• **PROMPT**
Copy each line in which the string "Reproduce" occurs.

• **INFORMATION SUPPLIED**
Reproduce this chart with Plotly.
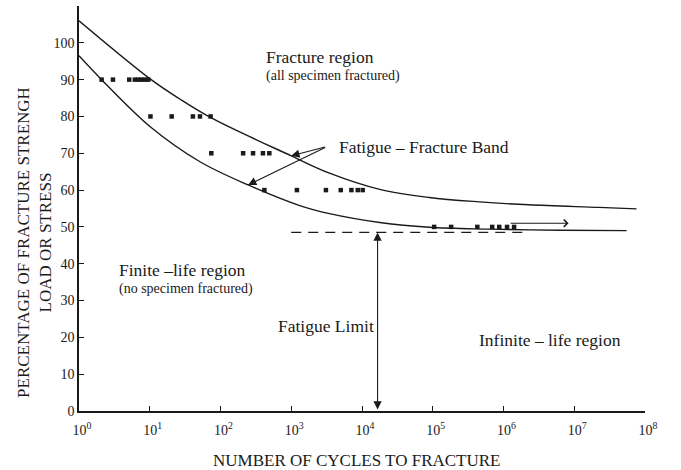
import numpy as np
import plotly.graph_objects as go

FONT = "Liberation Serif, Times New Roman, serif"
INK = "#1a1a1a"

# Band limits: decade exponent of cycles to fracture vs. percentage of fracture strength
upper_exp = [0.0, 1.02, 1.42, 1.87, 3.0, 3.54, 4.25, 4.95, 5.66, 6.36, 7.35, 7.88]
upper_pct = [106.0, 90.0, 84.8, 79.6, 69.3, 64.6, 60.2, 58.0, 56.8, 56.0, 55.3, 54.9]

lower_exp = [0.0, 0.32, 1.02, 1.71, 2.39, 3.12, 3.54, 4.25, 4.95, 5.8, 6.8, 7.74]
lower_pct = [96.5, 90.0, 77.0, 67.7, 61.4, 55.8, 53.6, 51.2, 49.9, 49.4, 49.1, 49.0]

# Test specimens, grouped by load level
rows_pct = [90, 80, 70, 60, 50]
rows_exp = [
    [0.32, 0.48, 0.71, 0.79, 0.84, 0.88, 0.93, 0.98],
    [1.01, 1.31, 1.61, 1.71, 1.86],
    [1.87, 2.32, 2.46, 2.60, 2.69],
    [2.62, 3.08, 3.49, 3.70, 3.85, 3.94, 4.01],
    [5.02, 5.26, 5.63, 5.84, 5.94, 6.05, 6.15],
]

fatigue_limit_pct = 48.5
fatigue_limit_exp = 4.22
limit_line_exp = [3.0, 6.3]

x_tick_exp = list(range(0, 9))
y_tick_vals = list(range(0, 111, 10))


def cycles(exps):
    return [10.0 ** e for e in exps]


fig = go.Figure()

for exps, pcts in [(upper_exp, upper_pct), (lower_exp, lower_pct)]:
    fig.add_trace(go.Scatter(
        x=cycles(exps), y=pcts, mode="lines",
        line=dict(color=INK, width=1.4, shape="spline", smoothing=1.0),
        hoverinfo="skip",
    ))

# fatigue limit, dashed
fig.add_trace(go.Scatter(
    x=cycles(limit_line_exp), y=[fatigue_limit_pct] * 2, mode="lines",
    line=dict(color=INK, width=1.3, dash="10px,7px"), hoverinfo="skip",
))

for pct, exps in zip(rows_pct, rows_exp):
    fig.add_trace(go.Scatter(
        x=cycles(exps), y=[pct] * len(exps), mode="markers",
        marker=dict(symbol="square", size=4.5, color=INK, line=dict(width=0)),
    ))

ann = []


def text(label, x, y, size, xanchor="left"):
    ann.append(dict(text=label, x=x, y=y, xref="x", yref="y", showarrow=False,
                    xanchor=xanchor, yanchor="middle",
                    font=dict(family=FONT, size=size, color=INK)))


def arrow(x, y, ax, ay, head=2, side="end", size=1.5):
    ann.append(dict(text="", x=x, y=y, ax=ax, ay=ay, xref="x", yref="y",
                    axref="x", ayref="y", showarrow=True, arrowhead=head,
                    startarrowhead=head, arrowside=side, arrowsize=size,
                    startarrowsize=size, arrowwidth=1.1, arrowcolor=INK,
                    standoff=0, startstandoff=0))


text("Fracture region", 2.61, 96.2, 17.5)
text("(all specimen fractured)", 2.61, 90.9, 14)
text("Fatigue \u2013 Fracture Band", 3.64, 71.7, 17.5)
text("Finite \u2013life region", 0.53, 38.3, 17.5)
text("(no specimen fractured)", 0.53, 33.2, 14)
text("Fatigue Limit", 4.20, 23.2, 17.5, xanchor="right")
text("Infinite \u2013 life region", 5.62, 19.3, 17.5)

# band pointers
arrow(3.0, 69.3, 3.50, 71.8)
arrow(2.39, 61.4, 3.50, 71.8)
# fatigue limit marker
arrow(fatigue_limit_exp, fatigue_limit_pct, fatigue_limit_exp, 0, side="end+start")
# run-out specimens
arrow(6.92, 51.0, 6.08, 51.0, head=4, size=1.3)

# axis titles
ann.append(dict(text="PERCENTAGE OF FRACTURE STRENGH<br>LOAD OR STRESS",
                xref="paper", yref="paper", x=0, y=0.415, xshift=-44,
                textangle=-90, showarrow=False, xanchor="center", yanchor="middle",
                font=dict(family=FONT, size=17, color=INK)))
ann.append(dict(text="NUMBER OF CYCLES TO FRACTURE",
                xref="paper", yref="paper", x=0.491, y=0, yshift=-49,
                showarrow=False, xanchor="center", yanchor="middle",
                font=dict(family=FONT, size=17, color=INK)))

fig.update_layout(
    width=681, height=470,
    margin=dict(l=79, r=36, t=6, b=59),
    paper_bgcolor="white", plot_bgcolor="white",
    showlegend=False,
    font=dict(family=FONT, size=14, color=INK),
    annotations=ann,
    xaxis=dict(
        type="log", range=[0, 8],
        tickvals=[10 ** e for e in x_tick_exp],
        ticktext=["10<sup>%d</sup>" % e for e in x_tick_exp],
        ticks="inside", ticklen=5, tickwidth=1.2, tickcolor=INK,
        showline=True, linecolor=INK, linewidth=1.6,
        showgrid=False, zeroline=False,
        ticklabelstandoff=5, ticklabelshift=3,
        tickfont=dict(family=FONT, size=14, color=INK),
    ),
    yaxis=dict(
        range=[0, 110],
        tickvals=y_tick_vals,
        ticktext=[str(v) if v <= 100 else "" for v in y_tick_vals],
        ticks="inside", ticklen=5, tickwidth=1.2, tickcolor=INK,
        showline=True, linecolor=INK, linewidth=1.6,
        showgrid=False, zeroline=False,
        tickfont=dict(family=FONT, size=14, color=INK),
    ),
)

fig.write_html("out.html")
---
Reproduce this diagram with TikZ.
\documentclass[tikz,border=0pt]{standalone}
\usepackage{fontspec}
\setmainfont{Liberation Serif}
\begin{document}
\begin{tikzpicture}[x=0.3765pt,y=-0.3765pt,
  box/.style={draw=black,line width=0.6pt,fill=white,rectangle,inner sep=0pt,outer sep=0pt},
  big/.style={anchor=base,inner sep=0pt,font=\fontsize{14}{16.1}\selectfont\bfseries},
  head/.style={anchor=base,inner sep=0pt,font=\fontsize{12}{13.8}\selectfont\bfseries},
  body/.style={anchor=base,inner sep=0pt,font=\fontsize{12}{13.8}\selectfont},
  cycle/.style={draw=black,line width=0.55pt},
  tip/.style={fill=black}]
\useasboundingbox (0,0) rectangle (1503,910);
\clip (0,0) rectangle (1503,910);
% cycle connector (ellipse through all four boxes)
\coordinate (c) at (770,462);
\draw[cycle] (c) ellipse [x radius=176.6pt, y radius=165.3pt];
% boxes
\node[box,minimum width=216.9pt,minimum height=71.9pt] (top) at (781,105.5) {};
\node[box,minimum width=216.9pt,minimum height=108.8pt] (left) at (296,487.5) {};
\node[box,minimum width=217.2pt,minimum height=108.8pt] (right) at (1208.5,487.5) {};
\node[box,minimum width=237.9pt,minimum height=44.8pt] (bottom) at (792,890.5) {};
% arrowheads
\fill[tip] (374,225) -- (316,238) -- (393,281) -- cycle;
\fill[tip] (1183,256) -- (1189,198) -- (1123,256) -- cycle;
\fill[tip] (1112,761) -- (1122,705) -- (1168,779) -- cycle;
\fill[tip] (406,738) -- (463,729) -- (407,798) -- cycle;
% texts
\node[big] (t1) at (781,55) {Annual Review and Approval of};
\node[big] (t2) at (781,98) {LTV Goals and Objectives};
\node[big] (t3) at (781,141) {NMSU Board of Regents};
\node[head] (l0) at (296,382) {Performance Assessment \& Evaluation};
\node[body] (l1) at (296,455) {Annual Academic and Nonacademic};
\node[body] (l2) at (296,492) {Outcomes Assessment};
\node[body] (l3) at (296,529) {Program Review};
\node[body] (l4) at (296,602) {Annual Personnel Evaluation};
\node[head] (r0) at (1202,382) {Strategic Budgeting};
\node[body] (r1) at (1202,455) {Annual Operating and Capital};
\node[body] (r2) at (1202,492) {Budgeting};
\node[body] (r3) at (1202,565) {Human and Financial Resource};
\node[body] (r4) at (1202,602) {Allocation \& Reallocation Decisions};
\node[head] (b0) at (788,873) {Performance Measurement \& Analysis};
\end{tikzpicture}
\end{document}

• **ANSWER TO THE TASK**
Reproduce this chart with Plotly.
Reproduce this diagram with TikZ.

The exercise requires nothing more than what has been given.